Boeing has allowed others to tell the story about what might be happening with its planes and is losing significant credibility. The company appears to be shirking, rather than acknowledging, its role in this devastating situation.

Boeing repeatedly insisted in press releases and in an email to employees from CEO Dennis A. Muilenburg, that its planes were perfectly safe. The problem is that a rapidly growing crowd of people didn’t believe they are.

Instead of addressing what the rest of the world was acknowledging — people don’t want to fly on a plane that might suddenly crash — Muilenburg personally lobbied President Trump about the plane’s safety. The fact that the company made a $1 million pledge in 2016 to the President’s inaugural events heightened the unflattering scrutiny.

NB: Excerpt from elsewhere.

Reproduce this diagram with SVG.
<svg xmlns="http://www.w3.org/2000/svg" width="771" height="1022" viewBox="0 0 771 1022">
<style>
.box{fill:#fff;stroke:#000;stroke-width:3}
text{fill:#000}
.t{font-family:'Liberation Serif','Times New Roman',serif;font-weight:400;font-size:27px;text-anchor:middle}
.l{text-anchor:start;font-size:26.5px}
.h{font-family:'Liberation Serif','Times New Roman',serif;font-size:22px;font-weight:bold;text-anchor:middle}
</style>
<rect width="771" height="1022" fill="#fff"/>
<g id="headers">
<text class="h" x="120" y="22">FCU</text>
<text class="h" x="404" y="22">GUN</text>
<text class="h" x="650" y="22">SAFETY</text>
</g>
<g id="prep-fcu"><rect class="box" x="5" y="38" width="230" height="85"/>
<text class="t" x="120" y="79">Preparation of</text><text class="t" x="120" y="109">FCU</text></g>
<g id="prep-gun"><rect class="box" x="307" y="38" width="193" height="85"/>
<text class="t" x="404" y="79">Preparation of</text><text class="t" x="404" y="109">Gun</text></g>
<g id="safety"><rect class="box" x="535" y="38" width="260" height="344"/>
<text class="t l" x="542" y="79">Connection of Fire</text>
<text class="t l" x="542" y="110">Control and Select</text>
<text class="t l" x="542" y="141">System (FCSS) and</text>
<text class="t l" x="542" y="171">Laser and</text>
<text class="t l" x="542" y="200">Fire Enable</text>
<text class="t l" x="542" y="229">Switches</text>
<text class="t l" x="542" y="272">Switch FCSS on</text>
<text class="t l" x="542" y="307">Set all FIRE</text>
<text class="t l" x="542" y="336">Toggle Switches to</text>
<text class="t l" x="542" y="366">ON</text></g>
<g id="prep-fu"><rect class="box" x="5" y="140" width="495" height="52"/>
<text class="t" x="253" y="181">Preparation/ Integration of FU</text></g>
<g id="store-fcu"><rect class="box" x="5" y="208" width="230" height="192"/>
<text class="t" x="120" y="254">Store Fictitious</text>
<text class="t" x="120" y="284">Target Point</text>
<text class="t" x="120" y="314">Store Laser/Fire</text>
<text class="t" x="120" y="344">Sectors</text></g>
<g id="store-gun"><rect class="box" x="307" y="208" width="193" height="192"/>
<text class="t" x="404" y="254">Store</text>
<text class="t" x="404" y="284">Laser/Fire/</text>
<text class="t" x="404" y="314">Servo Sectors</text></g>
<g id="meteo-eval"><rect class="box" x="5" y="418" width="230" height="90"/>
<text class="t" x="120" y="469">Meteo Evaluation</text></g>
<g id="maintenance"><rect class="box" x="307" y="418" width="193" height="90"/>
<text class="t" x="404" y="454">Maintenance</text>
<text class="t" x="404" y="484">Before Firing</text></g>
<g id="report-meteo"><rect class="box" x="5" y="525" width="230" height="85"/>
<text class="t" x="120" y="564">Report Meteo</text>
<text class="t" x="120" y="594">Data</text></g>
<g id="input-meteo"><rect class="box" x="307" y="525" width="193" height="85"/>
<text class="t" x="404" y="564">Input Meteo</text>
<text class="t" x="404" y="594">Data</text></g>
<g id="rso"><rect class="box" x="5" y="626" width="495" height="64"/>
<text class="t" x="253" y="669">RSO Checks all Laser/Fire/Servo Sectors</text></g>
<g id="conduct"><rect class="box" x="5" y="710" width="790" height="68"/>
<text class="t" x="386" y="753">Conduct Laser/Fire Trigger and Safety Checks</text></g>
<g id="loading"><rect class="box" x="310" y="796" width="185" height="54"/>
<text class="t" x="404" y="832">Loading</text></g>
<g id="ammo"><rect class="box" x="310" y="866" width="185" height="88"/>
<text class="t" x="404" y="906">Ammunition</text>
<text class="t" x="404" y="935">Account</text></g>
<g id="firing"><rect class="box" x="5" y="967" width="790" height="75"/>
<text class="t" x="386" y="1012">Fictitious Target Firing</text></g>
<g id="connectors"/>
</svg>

Before long, what had been a trickle of doubt about the safety of the 737 Max became a global flood of demands that the planes be grounded. The narrative shifted from questions about the plane’s safety to questions about why Boeing, and the Federal Aviation Administration, were refusing to act.

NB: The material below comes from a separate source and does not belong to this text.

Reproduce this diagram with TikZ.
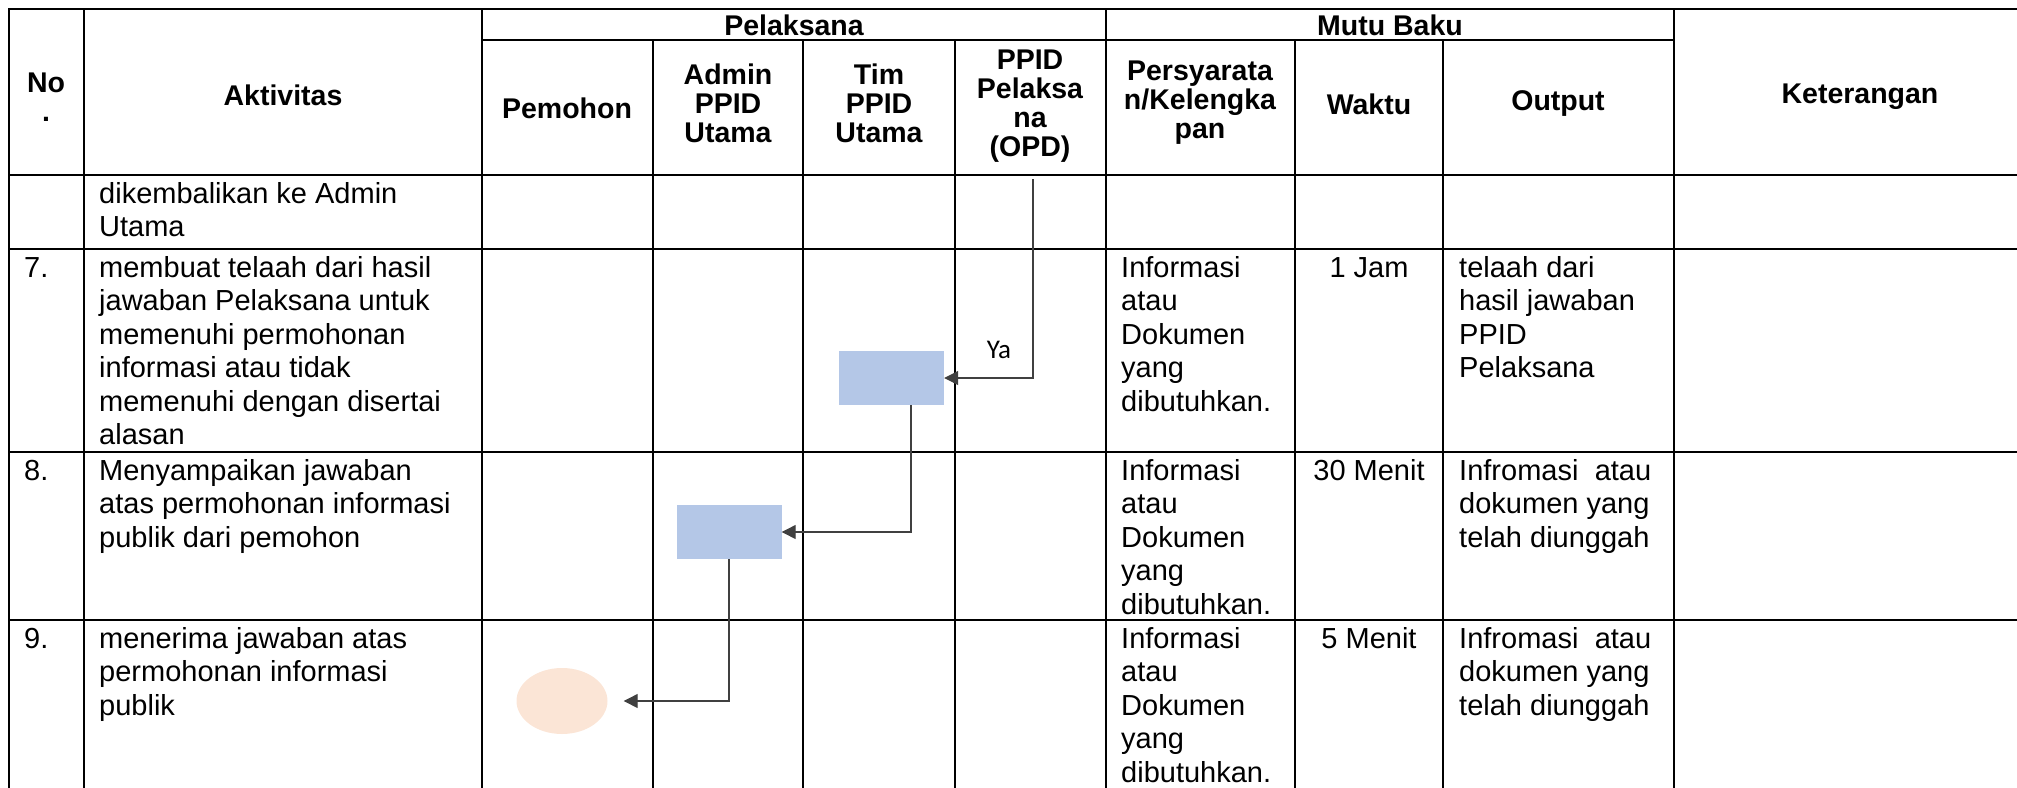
\documentclass[tikz,border=0pt]{standalone}
\usepackage{fontspec}
\setmainfont{Liberation Sans}
\newfontfamily\calfont{Carlito}
\usetikzlibrary{shapes.geometric,arrows.meta,calc}
\definecolor{procblue}{RGB}{180,199,231}
\definecolor{peach}{RGB}{251,229,214}
\definecolor{connclr}{RGB}{64,64,64}
\begin{document}
\begin{tikzpicture}[x=1pt,y=-1pt,
  grid/.style={line width=2.6pt,black,line cap=rect},
  conn/.style={line width=1.3pt,draw=connclr},
  tip/.style={-{Triangle[length=14pt,width=14pt]}},
  hd/.style={font=\bfseries\fontsize{28.5}{29}\selectfont,align=center,inner sep=0},
  txt/.style={font=\fontsize{29}{33.5}\selectfont,align=left,anchor=north west,inner sep=0},
  ctr/.style={font=\fontsize{29}{33.5}\selectfont,align=center,anchor=north,inner sep=0},
  proc/.style={fill=procblue,draw=none,rectangle,minimum width=105pt,minimum height=54pt,inner sep=0},
  term/.style={fill=peach,draw=none,ellipse,minimum width=91pt,minimum height=66pt,inner sep=0},
  lbl/.style={font=\calfont\fontsize{27}{30}\selectfont,inner sep=0}
]
\useasboundingbox (0,0) rectangle (2017,787);
\clip (0,0) rectangle (2017,787);

% ---------- table grid ----------
\draw[grid] (9,9) -- (2060,9);
\draw[grid] (482,40) -- (1674,40);
\foreach \yy in {175,249,452,620} {\draw[grid] (9,\yy) -- (2060,\yy);}
\foreach \xx in {9,84,482,1106,1674} {\draw[grid] (\xx,9) -- (\xx,800);}
\foreach \xx in {653,803,955,1295,1443} {\draw[grid] (\xx,40) -- (\xx,800);}

% ---------- header ----------
\node[hd] (hno) at (46,97) {No\\.};
\node[hd] (hakt) at (283,95) {Aktivitas};
\node[hd] (hpel) at (794,25) {Pelaksana};
\node[hd] (hmutu) at (1390,25) {Mutu Baku};
\node[hd] (hket) at (1860,97) {Keterangan};
\node[hd] (hpem) at (567,108) {Pemohon};
\node[hd] (hadm) at (728,103) {Admin\\PPID\\Utama};
\node[hd] (htim) at (879,103) {Tim\\PPID\\Utama};
\node[hd] (hppid) at (1030,106) {PPID\\Pelaksa\\na\\(OPD)};
\node[hd] (hsyr) at (1200,103) {Persyarata\\n/Kelengka\\pan};
\node[hd] (hwkt) at (1369,104) {Waktu};
\node[hd] (hout) at (1558,104) {Output};

% ---------- row 6 (continued) ----------
\node[txt] (a6) at (99,179.5) {\strut dikembalikan ke Admin\\Utama};

% ---------- row 7 ----------
\node[txt] (n7) at (24,253.5) {\strut 7.};
\node[txt] (a7) at (99,253.5) {\strut membuat telaah dari hasil\\jawaban Pelaksana untuk\\memenuhi permohonan\\informasi atau tidak\\memenuhi dengan disertai\\alasan};
\node[txt] (s7) at (1121,253.5) {\strut Informasi\\atau\\Dokumen\\yang\\dibutuhkan.};
\node[ctr] (w7) at (1369,253.5) {\strut 1 Jam};
\node[txt] (o7) at (1459,253.5) {\strut telaah dari\\hasil jawaban\\PPID\\Pelaksana};

% ---------- row 8 ----------
\node[txt] (n8) at (24,456.5) {\strut 8.};
\node[txt] (a8) at (99,456.5) {\strut Menyampaikan jawaban\\atas permohonan informasi\\publik dari pemohon};
\node[txt] (s8) at (1121,456.5) {\strut Informasi\\atau\\Dokumen\\yang\\dibutuhkan.};
\node[ctr] (w8) at (1369,456.5) {\strut 30 Menit};
\node[txt] (o8) at (1459,456.5) {\strut\hbox to 192pt{Infromasi\hfill atau}\\dokumen yang\\telah diunggah};

% ---------- row 9 ----------
\node[txt] (n9) at (24,624.5) {\strut 9.};
\node[txt] (a9) at (99,624.5) {\strut menerima jawaban atas\\permohonan informasi\\publik};
\node[txt] (s9) at (1121,624.5) {\strut Informasi\\atau\\Dokumen\\yang\\dibutuhkan.};
\node[ctr] (w9) at (1369,624.5) {\strut 5 Menit};
\node[txt] (o9) at (1459,624.5) {\strut\hbox to 192pt{Infromasi\hfill atau}\\dokumen yang\\telah diunggah};

% ---------- flow shapes ----------
\node[proc] (r1) at (891.5,378) {};
\node[proc] (r2) at (729,532) {};
\node[term] (ell) at (562,701) {};
\coordinate (ppidtop) at (1033,179);
\node[lbl] (ya) at (999,350) {Ya};

% ---------- connectors ----------
\draw[conn,tip] (ppidtop) |- (r1.east);
\draw[conn,tip] ($(r1.south)+(19.5,0)$) |- (r2.east);
\draw[conn,tip,shorten >=16pt] (r2.south) |- (ell.east);
\end{tikzpicture}
\end{document}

Government officials across the spectrum, from Mitt Romney toSen. Elizabeth Warren (D-MA) as well as the Association of Flight Attendants, were demanding the FAA ground the planes immediately. Sen. John Thune (R-ND), Senate Whip and a member of the Commerce, Science and Transportation Committee, said he would “prefer flying on some other plane” than the 737 MAX.

These are completely reasonable responses after two crashes of 737 Max planes and the loss of nearly 350 lives over less than five months. Still Boeing refused to budge.

By Tuesday, the European Union, Singapore, India, Indonesia, China, Australia, and Turkey, among others, banned the plane from their airspace until questions about its safety could be resolved. Canada followed suit Wednesday, followed quickly by a dramatic announcement from President Trump that he was ordering the plane grounded in the U.S..

Only then did Boeing chime to say it supported the decision.

The company’s stock has dropped nearly 13% for the week, but the hit to the company’s credibility will almost certainly be greater.

Boeing outsourced a decision and communications about the safety of its own products to others. This isn’t a good look.

Boeing appears to have forgotten what it’s selling and to whom. The company isn’t just selling airplanes to airlines, it’s also selling safety and reliability to travelers, and their families.

Travelers were worried the 737 Max wasn’t safe or reliable, and Boeing was unable to convince them it was. The next step should have been for Boeing to urge airlines and authorities to take the plane offline until its safety was confirmed or identify what needed to be fixed and fix it, right away.

I have no doubt that Boeing’s team is scrambling around the globe to figure out what’s going on with their plane. The problem is, outside of Boeing, it hasn’t looked like that. It looks like they’re waiting to be told what to do rather than just doing it.

When people started dying in 1982 because someone poisoned Tylenol with potassium cyanide, Johnson & Johnson issued a nationwide recall, urged people not to take Tylenol and established a hotline for worried customers to call. It didn’t wait for the Food & Drug Administration to tell them what to do.

The recall cost the company millions in lost sales but consumers, regulators and the media lauded their management of the crisis, and the company’s reputation was burnished, not blemished.

At least in the case of Tylenol, it was known what was killing people: somebody had tampered with their product. The situation is far more grave with Boeing because nobody appears to know what’s happening with the 737 Max.

A crisis can also be an opportunity to show customers and the public what a company’s values are. This was an opportunity for Boeing to worry less about liabilities and show more concern for their ultimate clients: travelers around the world, and their loved ones.

Instead Boeing blew it by letting others make decisions for them about their own products; Muilenburg missed an opportunity to get this right.